Häusliche Gewalt ist nicht privat

26. Juli 2024

Teil 1: Lokale Initiativen – Frauen helfen Frauen e.V. und das Wuppertaler Frauenhaus

Im eigenen Zuhause Gewalt zu erfahren ist keinesfalls das Schicksal einzelner Frauen, sondern ein gesellschaftliches Problem. Die Zahlen der polizeilich registrierten Fälle sind laut Bundeskriminalamt in den letzten Jahren gestiegen. Entsprechend dringend ist es, Hilfe und Schutz für Betroffene anzubieten. Der Wuppertaler Verein Frauen helfen Frauen hat dazu zwei Projekte ins Leben gerufen: Die Fachberatungsstelle Häusliche Gewalt und Stalking sowie das Frauenhaus, das mittlerweile seit 45 Jahren besteht. Dort finden volljährige Frauen sowie Mütter mit ihren Kindern Unterstützung und eine vorübergehende anonyme Wohnmöglichkeit. Darüber hinaus klärt der Verein mittels politischer Kampagnen über Gewalt gegen Frauen auf.

In die Öffentlichkeit 

Frauenhäuser sind aus der autonomen Frauenbewegung hervorgegangen, die das Gewaltproblem aus dem Privaten in die Öffentlichkeit holen wollte, erklären Marie Klaiß und Katrin Weber. Beide sind Sozialarbeiterinnen im Frauenhaus Wuppertal, Klaiß seit zwei Jahren, Weber seit 34. Häusliche Gewalt kann in körperlicher, sexualisierter, seelischer, sozialer und ökonomischer Form auftreten.
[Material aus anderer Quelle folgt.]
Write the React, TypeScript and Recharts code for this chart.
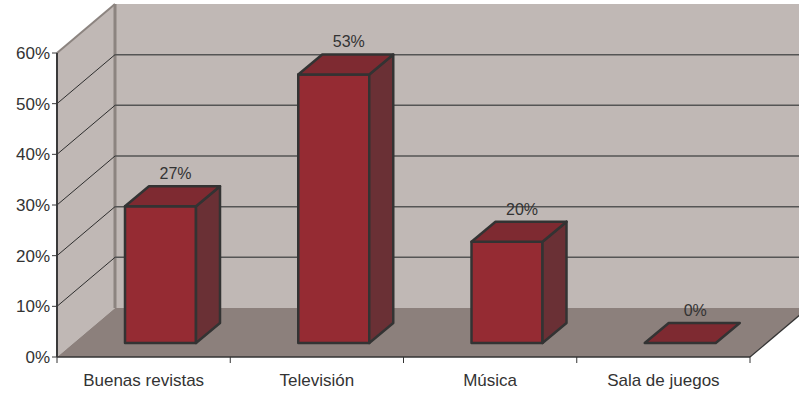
import React from 'react';
import * as R from 'recharts';

const { BarChart, Bar, XAxis, YAxis, CartesianGrid, LabelList } = R;

const categories = ['Buenas revistas', 'Televisión', 'Música', 'Sala de juegos'];
const shares = [0.27, 0.53, 0.2, 0];
const percentTicks = [0, 0.1, 0.2, 0.3, 0.4, 0.5, 0.6];
const innerGridValues = [0.1, 0.2, 0.3, 0.4, 0.5];

const data = categories.map((name, i) => ({ name, value: shares[i] }));

const FONT = '"Liberation Sans", Arial, sans-serif';

// oblique depth of the walls and the boxes
const WALL_DX = 58;
const WALL_DY = -49;
const SHIFT_X = 17;
const SHIFT_Y = -14;
const BOX_DX = 24;
const BOX_DY = -20;

const pct = (v: number) => `${Math.round(v * 100)}%`;

const anyR = R as any;
const usePlotAreaHook = anyR.usePlotArea || (() => {
    const off = anyR.useOffset ? anyR.useOffset() : null;
    const w = anyR.useChartWidth ? anyR.useChartWidth() : null;
    const h = anyR.useChartHeight ? anyR.useChartHeight() : null;
    if (!off || w == null || h == null) return null;
    return { x: off.left, y: off.top, width: w - off.left - off.right, height: h - off.top - off.bottom };
});

function Walls({ area }: { area: { x: number; y: number; width: number; height: number } }) {
    const l = area.x, r = area.x + area.width, t = area.y, b = area.y + area.height;
    const pts = (a: number[][]) => a.map(p => p.join(',')).join(' ');
    return (
        <g>
            <polygon points={pts([[l, t], [l + WALL_DX, t + WALL_DY], [l + WALL_DX, b + WALL_DY], [l, b]])} fill="#c0b8b5" />
            <polygon points={pts([[l + WALL_DX, t + WALL_DY], [r + WALL_DX + 60, t + WALL_DY], [r + WALL_DX + 60, b + WALL_DY], [l + WALL_DX, b + WALL_DY]])} fill="#c0b8b5" />
            <polygon points={pts([[l, b], [r, b], [r + WALL_DX, b + WALL_DY], [l + WALL_DX, b + WALL_DY]])} fill="#8c807c" />
            <line x1={l} y1={t} x2={l + WALL_DX} y2={t + WALL_DY} stroke="#8c8480" strokeWidth={2} />
            <line x1={l + WALL_DX} y1={t + WALL_DY} x2={l + WALL_DX} y2={b + WALL_DY} stroke="#8c8480" strokeWidth={3} />
            <line x1={r} y1={b} x2={r + WALL_DX} y2={b + WALL_DY} stroke="#333" strokeWidth={1.2} />
        </g>
    );
}

// grid line renderer: the first call also paints the walls and floor underneath
function GridLine(props: any) {
    const { x1, x2, y1, index } = props;
    const area = usePlotAreaHook();
    return (
        <g>
            {index === 0 && area && <Walls area={area} />}
            <line x1={x1} y1={y1} x2={x1 + WALL_DX} y2={y1 + WALL_DY} stroke="#2e2e2e" strokeWidth={1} />
            <line x1={x1 + WALL_DX} y1={y1 + WALL_DY} x2={x2 + WALL_DX + 60} y2={y1 + WALL_DY} stroke="#555" strokeWidth={1.5} />
        </g>
    );
}

function Box3D(props: any) {
    const { x, y, width, height } = props;
    if (typeof x !== 'number' || typeof y !== 'number') return null;
    const h = Math.max(height || 0, 0);
    const fx = x + SHIFT_X, fy = y + SHIFT_Y;
    const top = `${fx},${fy} ${fx + BOX_DX},${fy + BOX_DY} ${fx + width + BOX_DX},${fy + BOX_DY} ${fx + width},${fy}`;
    const side = `${fx + width},${fy} ${fx + width + BOX_DX},${fy + BOX_DY} ${fx + width + BOX_DX},${fy + h + BOX_DY} ${fx + width},${fy + h}`;
    return (
        <g stroke="#333" strokeWidth={2.5} strokeLinejoin="round">
            {h > 0 && <rect x={fx} y={fy} width={width} height={h} fill="#952b33" />}
            {h > 0 && <polygon points={side} fill="#6a3035" />}
            <polygon points={top} fill="#7e2a31" />
        </g>
    );
}

function TopLabel(props: any) {
    const { x, y, width, value } = props;
    const cx = Number(x) + Number(width) / 2 + SHIFT_X + BOX_DX / 2 + 3;
    const cy = Number(y) + SHIFT_Y + BOX_DY - 7;
    return (
        <text x={cx} y={cy} textAnchor="middle" fill="#333" fontSize={16} fontFamily={FONT}>
            {pct(Number(value))}
        </text>
    );
}

function CategoryTick(props: any) {
    const { x, y, payload, index, width, visibleTicksCount } = props;
    const band = width / (visibleTicksCount || categories.length);
    const axisY = y - 8;
    return (
        <g>
            <line x1={x - band / 2} y1={axisY} x2={x - band / 2} y2={axisY + 6} stroke="#333" />
            {index === categories.length - 1 && (
                <line x1={x + band / 2} y1={axisY} x2={x + band / 2} y2={axisY + 6} stroke="#333" />
            )}
            <text x={x} y={axisY + 29} textAnchor="middle" fill="#333" fontSize={17} fontFamily={FONT}>
                {payload.value}
            </text>
        </g>
    );
}

export default function App() {
    document.body.style.margin = '0';
    return (
        <div style={{ width: 799, height: 394, background: '#fff' }}>
            <BarChart width={799} height={394} data={data} margin={{ top: 53, right: 49, bottom: 0, left: 0 }} barSize={71}>
                <CartesianGrid vertical={false} horizontalValues={innerGridValues} horizontal={<GridLine />} />
                <XAxis dataKey="name" height={37} interval={0} tickLine={false} tickSize={6} tickMargin={2}
                    axisLine={{ stroke: '#333', strokeWidth: 1.5 }} tick={<CategoryTick />} />
                <YAxis type="number" domain={[0, 0.6]} ticks={percentTicks} interval={0} width={57} tickSize={5}
                    tickFormatter={pct} axisLine={{ stroke: '#3a3a3a', strokeWidth: 2 }} tickLine={{ stroke: '#3a3a3a' }}
                    tick={{ fill: '#333', fontSize: 17, fontFamily: FONT }} />
                <Bar dataKey="value" isAnimationActive={false} shape={<Box3D />}>
                    <LabelList dataKey="value" content={<TopLabel />} />
                </Bar>
            </BarChart>
        </div>
    );
}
Daher hilft das Frauenhaus nicht nur mit einer Unterkunft, sondern auch bei finanziellen und rechtlichen Angelegenheiten sowie bei der Entwicklung neuer Perspektiven. Um die Situation Betroffener zu verbessern, vernetze sich der Verein mit lokalen Arbeitskreisen und auf Landes- und Bundesebene mit anderen autonomen Frauenhäusern, so Klaiß und Weber.

„Kinder spielen eine große Rolle im Frauenhaus, denn ein Frauenhaus ist immer auch ein Kinderhaus“, gibt Weber zu bedenken. Mittlerweile seien die Auswirkungen von miterlebter häuslicher Gewalt auf Kinder vielfach belegt. Unter einem Alltag, der von Streit, Angst, Drohungen und Schlägen geprägt sei, leide die Persönlichkeitsentwicklung, es komme zu Schulproblemen, körperlichen Beschwerden, Schlafstörungen, Wutanfällen, Essstörungen oder Bettnässen. „Studien zeigen, dass Kinder, die in einer Atmosphäre von Gewalt aufwachsen, ein erhöhtes Risiko haben, später selbst Opfer oder Täter zu werden“. Betroffene Kinder zu schützen bedeute darum zugleich, Taten vorzubeugen.

Verhalten ändern 

Immer wieder erreichen Rückmeldungen von ehemaligen Hausbewohnerinnen das Team: Sie betonten, wie sehr die Unterstützung und das Zusammenleben mit den anderen Frauen geholfen haben. „Für mich als eine der neuen Kolleginnen stellt der professionelle Umgang mit den Geschichten und Erlebnissen der Bewohnerinnen und ihrer Kinder immer neue Meilensteine dar“, fügt Klaiß hinzu. Besondere Momente fänden für sie vor allem in Alltagssituationen statt, die frei von jeglichem Stress seien, etwa beim Besuch eines Spielplatzes oder beim Feiern von Festen. Grundsätzlich betrachten die Mitarbeiterinnen jede Frau, die sich mit Hilfe des Frauenhauses aus einer Gewaltbeziehung befreit oder das Frauenhaus gestärkt verlässt, als einen Erfolg.

Die Arbeit des Vereins erfährt Unterstützung durch die Stadt, andere Institutionen und Wuppertals Bevölkerung. Der hohe Arbeitsaufwand sowie der Mangel an Kita- und Schulplätzen erschwerten dennoch die Durchführung von Hilfsangeboten und die Rückkehr der Kinder in einen geregelten Alltag. 

Marie Klaiß und Katrin Weber sprechen sich dafür aus, dass bestehende Gesetze zum Schutz von Frauen und Kindern konsequent angewendet werden und Täter zur Rechenschaft gezogen werden. Darüber hinaus sei es entscheidend, dass Täter ernsthaft an einer Verhaltensänderung arbeiten – diese gesellschaftliche Erwartung richte sich bislang unverständlicherweise vor allem an betroffene Frauen.